• _Work required_: Lines containing the word "that" should be extracted in full.

• _Listed entries_:
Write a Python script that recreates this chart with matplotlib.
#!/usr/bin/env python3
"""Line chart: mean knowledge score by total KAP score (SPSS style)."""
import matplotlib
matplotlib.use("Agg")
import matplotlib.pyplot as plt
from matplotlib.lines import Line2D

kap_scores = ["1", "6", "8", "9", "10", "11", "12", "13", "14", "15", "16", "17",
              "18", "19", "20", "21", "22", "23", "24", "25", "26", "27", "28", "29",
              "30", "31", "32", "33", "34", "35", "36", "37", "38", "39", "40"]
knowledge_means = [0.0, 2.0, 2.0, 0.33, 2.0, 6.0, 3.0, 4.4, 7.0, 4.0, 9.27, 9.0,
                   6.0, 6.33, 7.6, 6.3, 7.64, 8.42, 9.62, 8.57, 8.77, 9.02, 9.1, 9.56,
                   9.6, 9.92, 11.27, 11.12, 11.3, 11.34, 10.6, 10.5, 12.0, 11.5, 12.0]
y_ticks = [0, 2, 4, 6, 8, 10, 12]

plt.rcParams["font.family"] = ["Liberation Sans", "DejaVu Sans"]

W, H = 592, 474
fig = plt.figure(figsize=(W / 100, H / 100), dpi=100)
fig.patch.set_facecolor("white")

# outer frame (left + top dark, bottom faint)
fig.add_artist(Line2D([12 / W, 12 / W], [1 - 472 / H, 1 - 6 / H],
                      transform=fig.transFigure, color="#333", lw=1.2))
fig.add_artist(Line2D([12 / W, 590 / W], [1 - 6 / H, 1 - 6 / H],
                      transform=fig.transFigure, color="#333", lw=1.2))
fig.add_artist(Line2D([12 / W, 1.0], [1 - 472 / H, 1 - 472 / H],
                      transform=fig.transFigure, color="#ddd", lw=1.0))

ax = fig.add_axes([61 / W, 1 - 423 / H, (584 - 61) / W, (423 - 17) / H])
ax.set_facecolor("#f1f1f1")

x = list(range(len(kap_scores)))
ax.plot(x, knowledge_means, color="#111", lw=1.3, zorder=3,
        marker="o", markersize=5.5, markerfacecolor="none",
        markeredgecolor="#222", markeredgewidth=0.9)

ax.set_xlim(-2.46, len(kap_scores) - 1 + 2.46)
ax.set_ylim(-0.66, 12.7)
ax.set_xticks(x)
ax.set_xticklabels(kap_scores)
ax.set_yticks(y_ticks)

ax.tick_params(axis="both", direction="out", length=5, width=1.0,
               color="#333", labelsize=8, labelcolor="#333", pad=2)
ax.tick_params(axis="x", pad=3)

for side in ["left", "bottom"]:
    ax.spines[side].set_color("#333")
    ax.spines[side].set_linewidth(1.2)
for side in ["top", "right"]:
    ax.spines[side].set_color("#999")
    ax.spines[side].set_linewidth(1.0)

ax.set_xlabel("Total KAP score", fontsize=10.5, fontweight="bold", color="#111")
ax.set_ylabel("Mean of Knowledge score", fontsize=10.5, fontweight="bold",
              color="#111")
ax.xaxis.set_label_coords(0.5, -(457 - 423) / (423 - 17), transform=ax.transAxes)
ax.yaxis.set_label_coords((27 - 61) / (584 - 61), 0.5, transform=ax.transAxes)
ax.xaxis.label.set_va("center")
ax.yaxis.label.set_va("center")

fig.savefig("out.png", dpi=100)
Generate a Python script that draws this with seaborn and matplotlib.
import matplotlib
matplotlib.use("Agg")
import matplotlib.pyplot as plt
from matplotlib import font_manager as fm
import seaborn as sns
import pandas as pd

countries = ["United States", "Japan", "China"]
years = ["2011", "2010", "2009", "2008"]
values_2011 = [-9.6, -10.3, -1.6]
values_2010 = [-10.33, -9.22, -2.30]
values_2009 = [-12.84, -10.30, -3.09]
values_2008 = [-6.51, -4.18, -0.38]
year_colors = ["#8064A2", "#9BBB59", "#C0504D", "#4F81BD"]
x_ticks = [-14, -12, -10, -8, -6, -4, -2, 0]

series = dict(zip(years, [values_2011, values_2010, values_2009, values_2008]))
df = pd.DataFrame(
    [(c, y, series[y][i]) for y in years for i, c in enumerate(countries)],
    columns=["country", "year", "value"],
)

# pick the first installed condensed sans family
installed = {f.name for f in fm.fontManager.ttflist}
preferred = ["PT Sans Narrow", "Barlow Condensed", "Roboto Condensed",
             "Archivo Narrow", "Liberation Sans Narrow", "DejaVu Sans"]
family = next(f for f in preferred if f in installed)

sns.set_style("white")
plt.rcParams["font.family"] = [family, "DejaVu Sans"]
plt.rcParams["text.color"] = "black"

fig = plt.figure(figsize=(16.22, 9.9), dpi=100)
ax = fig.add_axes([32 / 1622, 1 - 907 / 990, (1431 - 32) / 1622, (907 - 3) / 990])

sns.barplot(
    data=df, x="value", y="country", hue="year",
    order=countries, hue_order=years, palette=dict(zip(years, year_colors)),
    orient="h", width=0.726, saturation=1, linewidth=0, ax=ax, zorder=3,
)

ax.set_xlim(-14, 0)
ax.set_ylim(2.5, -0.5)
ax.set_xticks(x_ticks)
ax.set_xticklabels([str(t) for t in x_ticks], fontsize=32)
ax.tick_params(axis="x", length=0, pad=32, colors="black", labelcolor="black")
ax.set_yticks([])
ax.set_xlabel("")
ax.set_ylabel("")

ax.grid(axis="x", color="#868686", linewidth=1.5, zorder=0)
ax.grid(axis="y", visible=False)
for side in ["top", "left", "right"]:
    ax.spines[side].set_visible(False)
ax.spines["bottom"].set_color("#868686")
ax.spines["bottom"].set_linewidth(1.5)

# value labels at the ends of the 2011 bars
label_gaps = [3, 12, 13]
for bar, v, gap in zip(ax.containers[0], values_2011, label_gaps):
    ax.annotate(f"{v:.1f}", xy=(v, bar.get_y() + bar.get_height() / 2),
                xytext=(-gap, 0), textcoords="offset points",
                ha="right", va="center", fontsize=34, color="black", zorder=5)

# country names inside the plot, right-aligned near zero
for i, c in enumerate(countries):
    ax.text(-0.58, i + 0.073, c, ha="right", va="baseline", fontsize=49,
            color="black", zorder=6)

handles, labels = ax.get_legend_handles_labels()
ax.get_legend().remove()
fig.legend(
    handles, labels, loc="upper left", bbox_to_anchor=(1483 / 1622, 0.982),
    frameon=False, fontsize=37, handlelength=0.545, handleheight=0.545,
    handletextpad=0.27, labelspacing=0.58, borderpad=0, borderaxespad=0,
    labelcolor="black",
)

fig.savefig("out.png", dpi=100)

* * *

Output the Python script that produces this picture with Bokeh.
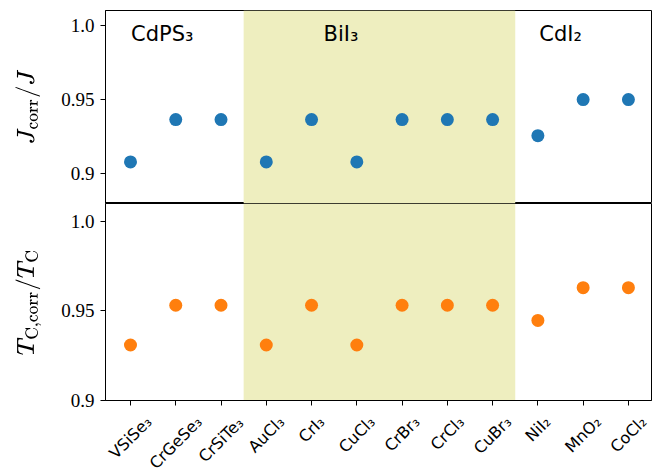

...

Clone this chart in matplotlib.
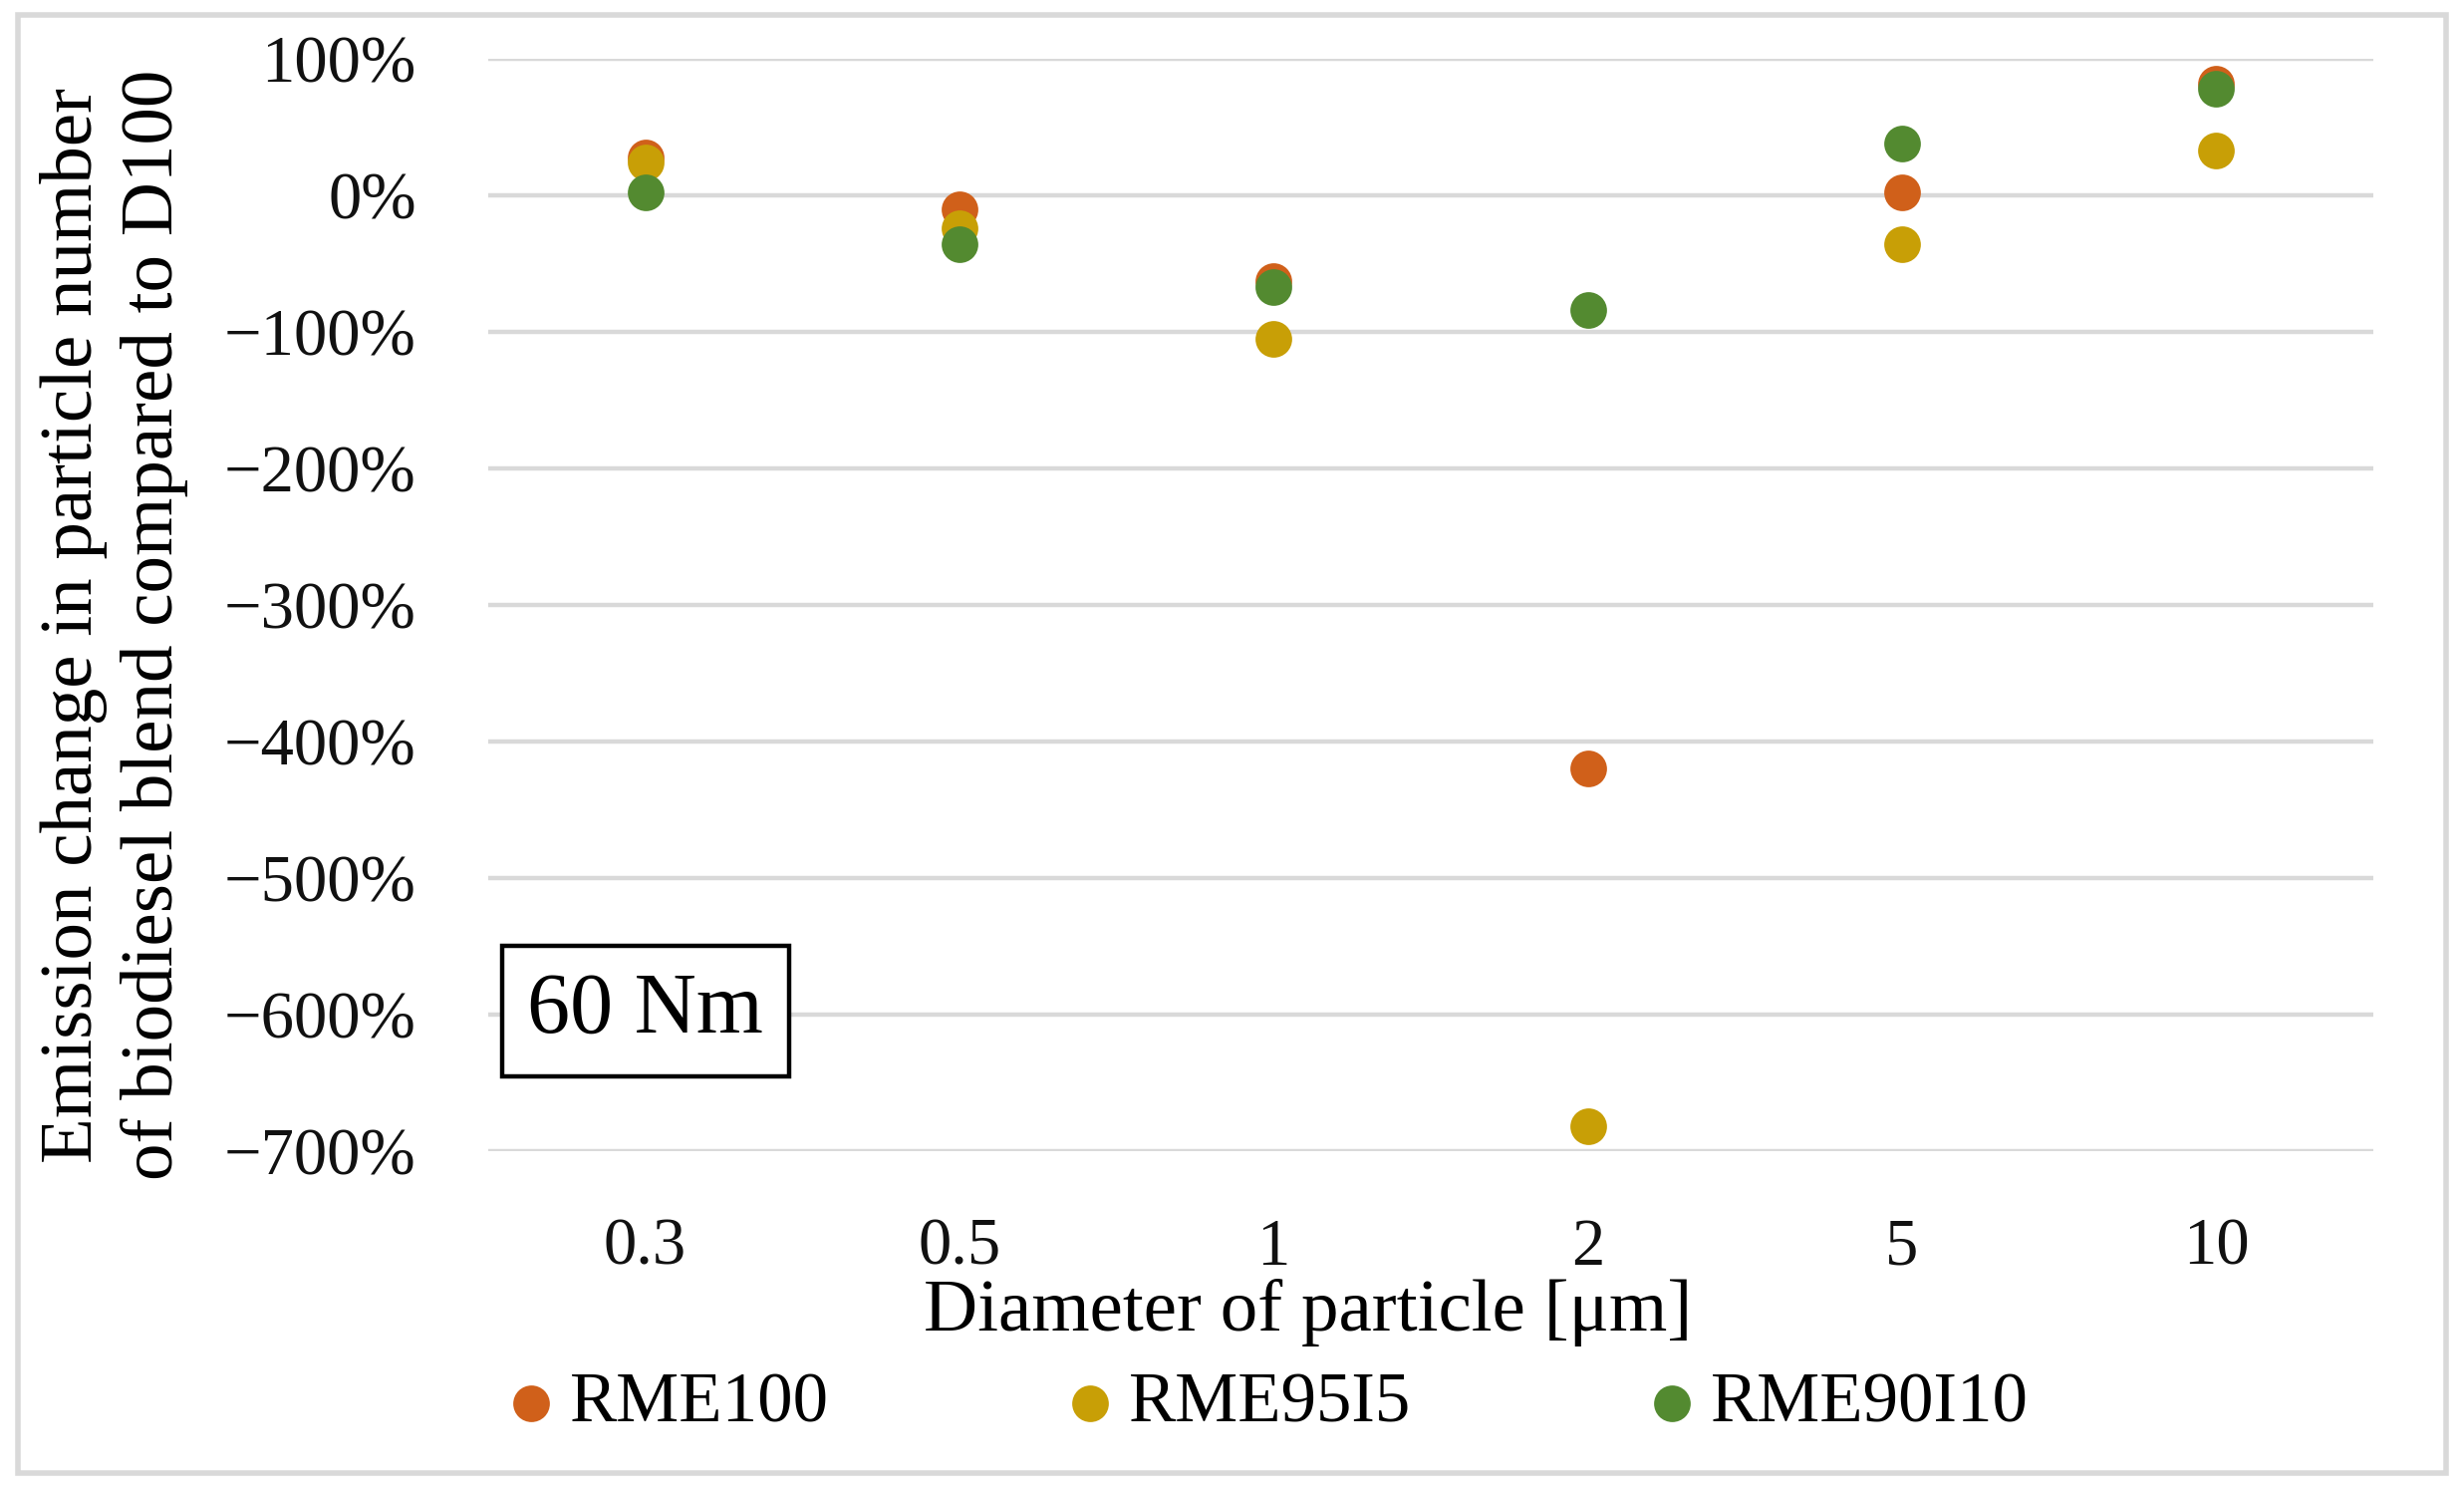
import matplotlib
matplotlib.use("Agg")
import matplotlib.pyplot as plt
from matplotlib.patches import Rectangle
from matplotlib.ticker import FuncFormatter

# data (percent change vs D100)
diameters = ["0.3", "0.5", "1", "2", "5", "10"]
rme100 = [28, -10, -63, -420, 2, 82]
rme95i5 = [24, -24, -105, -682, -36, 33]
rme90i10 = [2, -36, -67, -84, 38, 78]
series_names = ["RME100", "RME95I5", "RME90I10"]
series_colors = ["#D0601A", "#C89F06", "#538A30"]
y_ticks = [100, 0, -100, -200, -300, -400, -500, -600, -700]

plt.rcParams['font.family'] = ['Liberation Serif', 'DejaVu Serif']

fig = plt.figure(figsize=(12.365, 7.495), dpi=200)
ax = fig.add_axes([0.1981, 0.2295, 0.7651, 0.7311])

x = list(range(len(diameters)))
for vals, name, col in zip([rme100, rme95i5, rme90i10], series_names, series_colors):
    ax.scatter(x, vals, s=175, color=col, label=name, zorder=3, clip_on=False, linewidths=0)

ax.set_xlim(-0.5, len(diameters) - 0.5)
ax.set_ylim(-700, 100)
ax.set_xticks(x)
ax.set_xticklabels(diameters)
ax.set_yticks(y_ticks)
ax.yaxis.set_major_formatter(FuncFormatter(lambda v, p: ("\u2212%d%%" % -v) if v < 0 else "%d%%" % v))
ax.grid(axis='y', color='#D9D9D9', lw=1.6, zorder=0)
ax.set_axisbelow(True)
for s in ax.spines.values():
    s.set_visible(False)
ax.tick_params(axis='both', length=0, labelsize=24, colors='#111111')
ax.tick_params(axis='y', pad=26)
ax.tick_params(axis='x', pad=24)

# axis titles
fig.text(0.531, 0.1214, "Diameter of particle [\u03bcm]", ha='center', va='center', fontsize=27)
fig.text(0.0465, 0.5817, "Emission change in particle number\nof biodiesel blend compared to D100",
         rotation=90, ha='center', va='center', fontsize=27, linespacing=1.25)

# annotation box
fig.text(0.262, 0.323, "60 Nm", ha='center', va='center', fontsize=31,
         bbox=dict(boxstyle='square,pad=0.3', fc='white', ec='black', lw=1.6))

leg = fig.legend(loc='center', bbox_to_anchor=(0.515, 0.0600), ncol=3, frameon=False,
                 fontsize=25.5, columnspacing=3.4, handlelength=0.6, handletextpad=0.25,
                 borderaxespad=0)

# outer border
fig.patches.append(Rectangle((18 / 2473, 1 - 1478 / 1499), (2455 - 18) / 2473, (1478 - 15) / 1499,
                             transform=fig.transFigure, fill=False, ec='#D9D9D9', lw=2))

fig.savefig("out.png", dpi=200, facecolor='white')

• _Complete response_:
Write a Python script that recreates this chart with matplotlib.
Generate a Python script that draws this with seaborn and matplotlib.
Output the Python script that produces this picture with Bokeh.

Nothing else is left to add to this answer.